The Conway decision ends claims against the sole remaining defendant, former Board of School Committee member Joe Briggs, according to Briggs’ lawyer, Joe Kelly Levasseur.
“There’s nothing there; there never was anything there,” said Briggs, who resigned his seat late last year and moved to Georgia.
A telephone message and e-mail left with John P. Sherman, the Portsmouth lawyer representing Michael and Constantina Conway, was not returned Monday.
Last year, a Hillsborough County Superior Court judge had thrown out most of the Conway suit. The couple had claimed that their daughters, star track athletes at Central High School, were subject to bullying and retaliation after the parents complained about girls’ track coach Kelly Fox.

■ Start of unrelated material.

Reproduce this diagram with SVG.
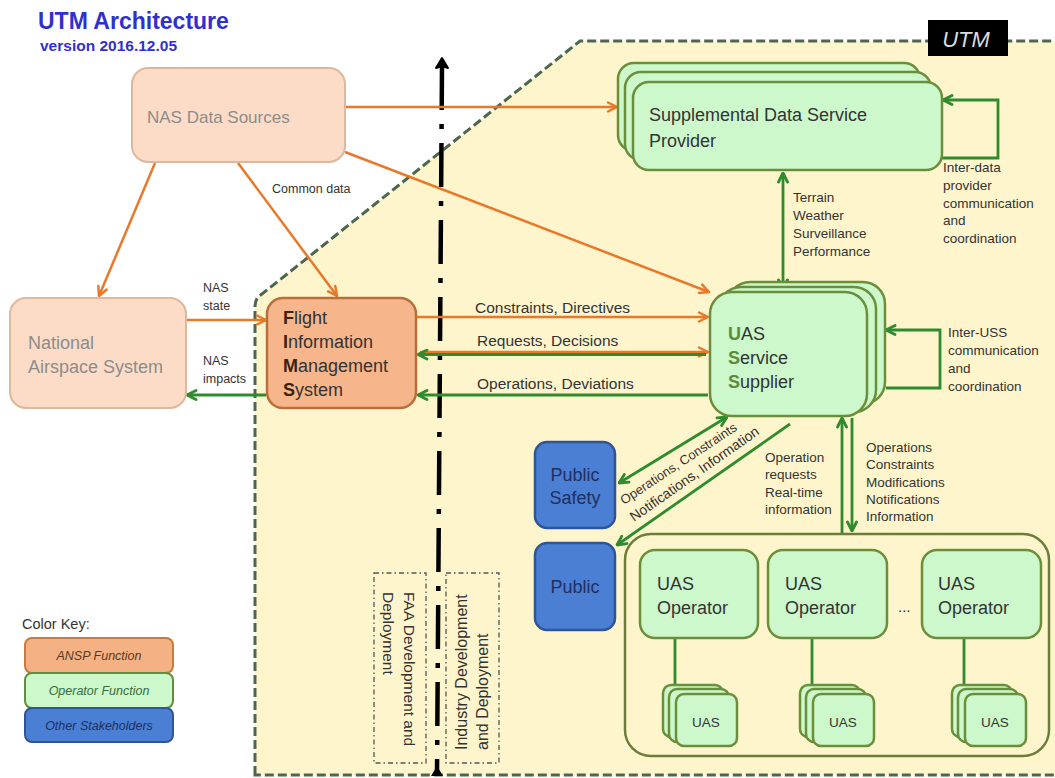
<svg xmlns="http://www.w3.org/2000/svg" width="1055" height="778" viewBox="0 0 1055 778">
<style>
text{font-family:"Liberation Sans",Arial,sans-serif;fill:#333}
.ttl{fill:#3030d0;font-weight:bold}
.gbox{fill:#ccf8cc;stroke:#6b8e3a;stroke-width:2.5}
.nas{fill:#fcdcc6;stroke:#dcb89e;stroke-width:2}
.fims{fill:#f6b58a;stroke:#b8703a;stroke-width:2.5}
.blue{fill:#4a7fd4;stroke:#2f5597;stroke-width:2.5}
.ol{fill:none;stroke:#e8782a;stroke-width:2.5}
.gl{fill:none;stroke:#2e8b2e;stroke-width:2.8}
.lbl{font-size:13.5px}
.mid{font-size:15.5px}
.big{font-size:18px}
.grey{fill:#8c8c8c}
.navy{fill:#1f2f60}
.vbox{fill:none;stroke:#555;stroke-width:1.3;stroke-dasharray:5 3 1.5 3}
</style>
<defs>
<marker id="ao" viewBox="0 0 12 12" refX="11" refY="6" markerWidth="12" markerHeight="12" markerUnits="userSpaceOnUse" orient="auto-start-reverse"><path d="M2,1.5 L11,6 L2,10.5" fill="none" stroke="#e8782a" stroke-width="2.5" stroke-linecap="round" stroke-linejoin="round"/></marker>
<marker id="ag" viewBox="0 0 12 12" refX="11" refY="6" markerWidth="12" markerHeight="12" markerUnits="userSpaceOnUse" orient="auto-start-reverse"><path d="M2,1.5 L11,6 L2,10.5" fill="none" stroke="#2e8b2e" stroke-width="2.8" stroke-linecap="round" stroke-linejoin="round"/></marker>
</defs>
<rect x="0" y="0" width="1055" height="778" fill="#fff"/>

<g id="title">
<text class="ttl" x="38" y="29" font-size="23">UTM Architecture</text>
<text class="ttl" x="40" y="51" font-size="15.5">version 2016.12.05</text>
</g>

<g id="utm-region">
<path d="M255,775 L255,306 Q255,298 262,294 L580,41 L1058,41 L1058,775 Z" fill="#fff5cc" stroke="#4d6650" stroke-width="3" stroke-dasharray="9 4"/>
<rect x="928" y="20" width="80" height="36" fill="#000"/>
<text x="966" y="47" font-size="22" font-style="italic" text-anchor="middle" style="fill:#ddd">UTM</text>
</g>

<g id="divider">
<line x1="442" y1="66" x2="437" y2="772" stroke="#000" stroke-width="4.5" stroke-dasharray="44 14 5 14"/>
<path d="M442,58 L448,68 L442,66 L436,68 Z" fill="#000" stroke="#000" stroke-width="2" stroke-linejoin="round"/>
<path d="M437,766 L443,776 L431,776 Z" fill="#000"/>
</g>

<g id="faa-label">
<rect class="vbox" x="374" y="573" width="52" height="190"/>
<text transform="translate(404,592) rotate(90)" font-size="15.5">FAA Development and</text>
<text transform="translate(383,592) rotate(90)" font-size="15.5">Deployment</text>
</g>
<g id="industry-label">
<rect class="vbox" x="446" y="573" width="53" height="190"/>
<text transform="translate(467,750) rotate(-90)" font-size="16">Industry Development</text>
<text transform="translate(488,750) rotate(-90)" font-size="16">and Deployment</text>
</g>

<g id="connectors">
<path class="ol" d="M345,107 L617,107" marker-end="url(#ao)"/>
<path class="ol" d="M155,163 L99,296" marker-end="url(#ao)"/>
<path class="ol" d="M238,163 L337,296" marker-end="url(#ao)"/>
<path class="ol" d="M345,152 L709,292" marker-end="url(#ao)"/>
<path class="ol" d="M187,320 L266,320" marker-end="url(#ao)"/>
<path class="ol" d="M416,317 L708,317" marker-end="url(#ao)"/>
<path class="ol" d="M420,352 L708,352" marker-end="url(#ao)"/>
<path class="gl" d="M706,354.5 L418,354.5" marker-end="url(#ag)"/>
<path class="gl" d="M708,395 L418,395" marker-end="url(#ag)"/>
<path class="gl" d="M266,395 L187,395" marker-end="url(#ag)"/>
<path class="gl" d="M783,173 L783,289" marker-start="url(#ag)" marker-end="url(#ag)"/>
<path class="gl" d="M942,158 H998 V100 H943" marker-end="url(#ag)"/>
<path class="gl" d="M886,388 H940 V330 H886" marker-end="url(#ag)"/>
<path class="gl" d="M727,417 L619,483" marker-start="url(#ag)" marker-end="url(#ag)"/>
<path class="gl" d="M790,424 L617,545" marker-end="url(#ag)"/>
<path class="gl" d="M842,533 L842,418" marker-end="url(#ag)"/>
<path class="gl" d="M852,418 L852,531" marker-end="url(#ag)"/>
<path class="gl" d="M675,638 V690 M812,638 V690 M964,638 V690"/>
<text x="203" y="292" font-size="12.5">NAS</text>
<text x="203" y="310" font-size="12.5">state</text>
<text x="203" y="365" font-size="12.5">NAS</text>
<text x="203" y="383" font-size="12.5">impacts</text>
<text x="272" y="193" font-size="12.5">Common data</text>
<text class="mid" x="475" y="313">Constraints, Directives</text>
<text class="mid" x="477" y="346">Requests, Decisions</text>
<text class="mid" x="477" y="389">Operations, Deviations</text>
<text class="lbl" x="793" y="202">Terrain</text>
<text class="lbl" x="793" y="220">Weather</text>
<text class="lbl" x="793" y="238">Surveillance</text>
<text class="lbl" x="793" y="256">Performance</text>
<text class="lbl" x="943" y="172">Inter-data</text>
<text class="lbl" x="943" y="190">provider</text>
<text class="lbl" x="943" y="208">communication</text>
<text class="lbl" x="943" y="225">and</text>
<text class="lbl" x="943" y="243">coordination</text>
<text class="lbl" x="948" y="337">Inter-USS</text>
<text class="lbl" x="948" y="355">communication</text>
<text class="lbl" x="948" y="373">and</text>
<text class="lbl" x="948" y="391">coordination</text>
<text transform="translate(624,505) rotate(-33.5)" font-size="13">Operations, Constraints</text>
<text transform="translate(634,522) rotate(-35)" font-size="14">Notifications, Information</text>
<text class="lbl" x="765" y="462">Operation</text>
<text class="lbl" x="765" y="479">requests</text>
<text class="lbl" x="765" y="497">Real-time</text>
<text class="lbl" x="765" y="514">information</text>
<text class="lbl" x="866" y="452">Operations</text>
<text class="lbl" x="866" y="469">Constraints</text>
<text class="lbl" x="866" y="487">Modifications</text>
<text class="lbl" x="866" y="504">Notifications</text>
<text class="lbl" x="866" y="521">Information</text>
</g>

<g id="nas-data-sources">
<rect class="nas" x="132" y="68" width="213" height="94" rx="16"/>
<text class="grey" x="147" y="123" font-size="17">NAS Data Sources</text>
</g>

<g id="national-airspace-system">
<rect class="nas" x="10" y="298" width="176" height="110" rx="16"/>
<text class="grey big" x="28" y="349">National</text>
<text class="grey big" x="28" y="373">Airspace System</text>
</g>

<g id="fims">
<rect class="fims" x="267" y="298" width="149" height="110" rx="16"/>
<text class="big" x="283" y="324"><tspan font-weight="bold" style="fill:#3a2410">F</tspan>light</text>
<text class="big" x="283" y="348"><tspan font-weight="bold" style="fill:#3a2410">I</tspan>nformation</text>
<text class="big" x="283" y="372"><tspan font-weight="bold" style="fill:#3a2410">M</tspan>anagement</text>
<text class="big" x="283" y="396"><tspan font-weight="bold" style="fill:#3a2410">S</tspan>ystem</text>
</g>

<g id="sdsp">
<rect class="gbox" x="618" y="63" width="302" height="88" rx="16"/>
<rect class="gbox" x="625" y="72" width="306" height="88" rx="16"/>
<rect class="gbox" x="633" y="82" width="309" height="88" rx="16"/>
<text class="big" x="649" y="121">Supplemental Data Service</text>
<text class="big" x="649" y="147">Provider</text>
</g>

<g id="uss">
<rect class="gbox" x="728" y="282" width="157" height="122" rx="22"/>
<rect class="gbox" x="719" y="287" width="157" height="125" rx="22"/>
<rect class="gbox" x="710" y="292" width="157" height="124" rx="22"/>
<text class="big" x="728" y="340"><tspan font-weight="bold" style="fill:#5f8a3a">U</tspan>AS</text>
<text class="big" x="728" y="364"><tspan font-weight="bold" style="fill:#5f8a3a">S</tspan>ervice</text>
<text class="big" x="728" y="388"><tspan font-weight="bold" style="fill:#5f8a3a">S</tspan>upplier</text>
</g>

<g id="public-safety">
<rect class="blue" x="535" y="442" width="80" height="86" rx="12"/>
<text class="big navy" x="575" y="481" text-anchor="middle">Public</text>
<text class="big navy" x="575" y="504" text-anchor="middle">Safety</text>
</g>

<g id="public">
<rect class="blue" x="535" y="543" width="80" height="87" rx="12"/>
<text class="big navy" x="575" y="593" text-anchor="middle">Public</text>
</g>

<g id="operators-group">
<rect x="625" y="534" width="424" height="222" rx="26" fill="none" stroke="#6b7d3a" stroke-width="2.5"/>
<text x="898" y="612" font-size="15">...</text>
</g>

<g id="operator-1">
<rect class="gbox" x="640" y="550" width="118" height="88" rx="15"/>
<text class="big" x="657" y="590">UAS</text>
<text class="big" x="657" y="614">Operator</text>
</g>
<g id="operator-2">
<rect class="gbox" x="768" y="550" width="119" height="88" rx="15"/>
<text class="big" x="785" y="590">UAS</text>
<text class="big" x="785" y="614">Operator</text>
</g>
<g id="operator-3">
<rect class="gbox" x="922" y="550" width="119" height="88" rx="15"/>
<text class="big" x="938" y="590">UAS</text>
<text class="big" x="938" y="614">Operator</text>
</g>

<g id="uas-1">
<rect class="gbox" x="663" y="685" width="60" height="52" rx="8"/>
<rect class="gbox" x="669" y="689" width="60" height="53" rx="8"/>
<rect class="gbox" x="676" y="694" width="61" height="52" rx="8"/>
<text x="706" y="727" font-size="13.5" text-anchor="middle">UAS</text>
</g>
<g id="uas-2">
<rect class="gbox" x="800" y="685" width="60" height="52" rx="8"/>
<rect class="gbox" x="806" y="689" width="60" height="53" rx="8"/>
<rect class="gbox" x="813" y="694" width="61" height="52" rx="8"/>
<text x="843" y="727" font-size="13.5" text-anchor="middle">UAS</text>
</g>
<g id="uas-3">
<rect class="gbox" x="952" y="685" width="60" height="52" rx="8"/>
<rect class="gbox" x="958" y="689" width="60" height="53" rx="8"/>
<rect class="gbox" x="965" y="694" width="61" height="52" rx="8"/>
<text x="995" y="727" font-size="13.5" text-anchor="middle">UAS</text>
</g>

<g id="color-key">
<text x="22" y="629" font-size="14.5">Color Key:</text>
<rect x="25" y="638" width="148" height="35" rx="7" fill="#f4b183" stroke="#c97a3d" stroke-width="2"/>
<rect x="25" y="673" width="148" height="35" rx="7" fill="#ccf8cc" stroke="#5f8f3f" stroke-width="2"/>
<rect x="25" y="708" width="148" height="34" rx="7" fill="#4a7fd4" stroke="#2f5597" stroke-width="2"/>
<text x="99" y="660" font-size="12.5" font-style="italic" text-anchor="middle" style="fill:#5a3a20">ANSP Function</text>
<text x="99" y="695" font-size="12.5" font-style="italic" text-anchor="middle" style="fill:#3a6a3a">Operator Function</text>
<text x="99" y="730" font-size="12.5" font-style="italic" text-anchor="middle" style="fill:#1f3060">Other Stakeholders</text>
</g>
</svg>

The judge allowed the suit to proceed against Briggs, whom the Conways claim defamed them during a school board meeting.
“My understanding is they just didn’t want to go forward,” Levasseur said on Monday. The Manchester lawyer, who is also an at-large alderman, had called for a hearing under a state law that allows for an elected official to collect legal fees if a judge determines a claim against an official lacks merit.
The hearing had been scheduled for later this month.
The Manchester school district has agreed to pay Briggs’ legal bills. Levasseur said he will bill the district $13,500, but accept $12,000 if the bill is paid in 10 days.
Briggs said he did suffer some costs. The case weighed on him mentally and emotionally. And he disclosed the suit when he applied for a mortgage, which meant a higher interest rate.
Briggs said he requested his company to transfer him to Georgia so his children could get a better education.